ERROR: [DRC UTLZ-1] Resource utilization: RAMB18 and RAMB36/FIFO over-utilized in Top Level Design (This design requires more RAMB18 and RAMB36/FIFO cells than are available in the target device. This design requires 470 of such cell types but only 432 compatible sites are available in the target device. Please analyze your synthesis results and constraints to ensure the design is mapped to Xilinx primitives as expected. If so, please consider targeting a larger device.)
ERROR: [DRC UTLZ-1] Resource utilization: RAMB36/FIFO over-utilized in Top Level Design (This design requires more RAMB36/FIFO cells than are available in the target device. This design requires 235 of such cell types but only 216 compatible sites are available in the target device. Please analyze your synthesis results and constraints to ensure the design is mapped to Xilinx primitives as expected. If so, please consider targeting a larger device.)
ERROR: [DRC UTLZ-1] Resource utilization: RAMB36E2 over-utilized in Top Level Design (This design requires more RAMB36E2 cells than are available in the target device. This design requires 235 of such cell types but only 216 compatible sites are available in the target device. Please analyze your synthesis results and constraints to ensure the design is mapped to Xilinx primitives as expected. If so, please consider targeting a larger device.)
INFO: [Vivado_Tcl 4-198] DRC finished with 3 Errors

少なくとも xfOpenCV の Sobel フィルタは現時点では使い物にならないということが分かった。HLS ビデオライブラリか自分でコードを書いたほうがよほど良いと思う。

（2020/02/29：追記）
”Vivado HLS 2019.2 で xfOpenCV を使用する2（dilation 2）”で教えてもらった方法で HLS stream プラグマで depth=1 を depth=16 にしたらレイテンシが 1/2 になった。
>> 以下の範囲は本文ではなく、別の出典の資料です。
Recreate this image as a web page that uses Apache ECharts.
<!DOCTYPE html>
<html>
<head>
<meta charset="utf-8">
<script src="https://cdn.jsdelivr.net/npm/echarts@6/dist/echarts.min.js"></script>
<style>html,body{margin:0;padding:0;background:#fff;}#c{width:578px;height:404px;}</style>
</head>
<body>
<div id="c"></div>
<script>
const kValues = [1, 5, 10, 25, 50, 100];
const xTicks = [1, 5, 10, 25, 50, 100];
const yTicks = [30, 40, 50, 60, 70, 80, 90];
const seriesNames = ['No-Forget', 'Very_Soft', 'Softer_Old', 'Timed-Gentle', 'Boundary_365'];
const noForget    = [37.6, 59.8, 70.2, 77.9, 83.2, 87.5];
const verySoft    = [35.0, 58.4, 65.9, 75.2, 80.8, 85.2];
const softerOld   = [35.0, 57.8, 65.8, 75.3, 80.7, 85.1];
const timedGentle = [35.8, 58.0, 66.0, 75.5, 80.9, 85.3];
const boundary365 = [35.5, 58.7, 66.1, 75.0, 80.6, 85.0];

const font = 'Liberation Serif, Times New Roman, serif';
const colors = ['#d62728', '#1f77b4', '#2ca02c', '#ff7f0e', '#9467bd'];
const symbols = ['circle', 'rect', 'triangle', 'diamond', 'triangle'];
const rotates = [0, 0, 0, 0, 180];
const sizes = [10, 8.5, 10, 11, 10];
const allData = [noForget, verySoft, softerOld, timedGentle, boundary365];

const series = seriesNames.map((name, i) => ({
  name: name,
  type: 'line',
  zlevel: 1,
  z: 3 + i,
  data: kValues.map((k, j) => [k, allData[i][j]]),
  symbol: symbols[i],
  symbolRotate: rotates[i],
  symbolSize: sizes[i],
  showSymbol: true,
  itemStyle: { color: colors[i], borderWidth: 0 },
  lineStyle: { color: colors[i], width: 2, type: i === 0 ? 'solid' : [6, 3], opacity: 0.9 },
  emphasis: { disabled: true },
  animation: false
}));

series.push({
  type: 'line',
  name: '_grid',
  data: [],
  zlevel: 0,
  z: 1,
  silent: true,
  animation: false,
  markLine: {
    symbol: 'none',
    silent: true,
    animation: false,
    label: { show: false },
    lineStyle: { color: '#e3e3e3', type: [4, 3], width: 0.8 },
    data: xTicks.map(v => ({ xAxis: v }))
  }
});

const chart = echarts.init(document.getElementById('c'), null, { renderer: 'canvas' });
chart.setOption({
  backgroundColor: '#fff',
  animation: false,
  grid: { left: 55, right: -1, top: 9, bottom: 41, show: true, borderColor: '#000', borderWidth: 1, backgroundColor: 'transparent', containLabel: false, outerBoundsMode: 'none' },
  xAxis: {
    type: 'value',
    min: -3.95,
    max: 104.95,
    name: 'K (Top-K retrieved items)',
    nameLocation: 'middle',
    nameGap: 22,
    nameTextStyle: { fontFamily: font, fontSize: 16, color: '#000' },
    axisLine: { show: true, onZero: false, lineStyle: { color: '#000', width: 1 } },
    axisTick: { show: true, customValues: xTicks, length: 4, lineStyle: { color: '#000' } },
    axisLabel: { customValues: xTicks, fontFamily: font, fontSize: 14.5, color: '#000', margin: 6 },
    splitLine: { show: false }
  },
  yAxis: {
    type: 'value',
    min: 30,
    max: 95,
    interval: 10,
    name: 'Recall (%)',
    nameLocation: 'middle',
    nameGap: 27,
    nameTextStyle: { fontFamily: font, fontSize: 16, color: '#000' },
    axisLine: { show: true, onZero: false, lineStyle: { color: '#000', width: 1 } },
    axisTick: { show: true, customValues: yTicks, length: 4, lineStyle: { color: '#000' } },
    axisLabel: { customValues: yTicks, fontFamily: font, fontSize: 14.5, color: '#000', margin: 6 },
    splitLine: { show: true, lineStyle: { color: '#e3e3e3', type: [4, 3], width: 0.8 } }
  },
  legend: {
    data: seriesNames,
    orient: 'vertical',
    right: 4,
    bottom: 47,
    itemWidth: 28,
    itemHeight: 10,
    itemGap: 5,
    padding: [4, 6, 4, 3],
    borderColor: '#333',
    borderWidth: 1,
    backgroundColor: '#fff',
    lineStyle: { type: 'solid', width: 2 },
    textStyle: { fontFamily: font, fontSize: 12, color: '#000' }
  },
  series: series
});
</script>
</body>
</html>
ソースコードの xf_sobel.cpp の HLS stream プラグマを示す。

#pragma HLS stream variable=imgInput1.data dim=1 depth=16
#pragma HLS stream variable=imgOutput1.data dim=1 depth=16

C コードの合成を行った。以前の結果と並べてみた。左が以前の結果だ。

C/RTL 協調シミュレーションを行った。

968026 クリックかかっている。480000 ピクセルなので、約倍のクロックかかっている。前よりも少ない。

波形を示す。入力と出力がパイプラインされていない。画面分のバッファが必要だ。

Export RTL は同様にRAMB18 と RAMB36/FIFO が足りないというエラーになった。やはり、メモリ食いすぎ。。。

xfOpenCV の sobel フィルタはやはり使えないようだ。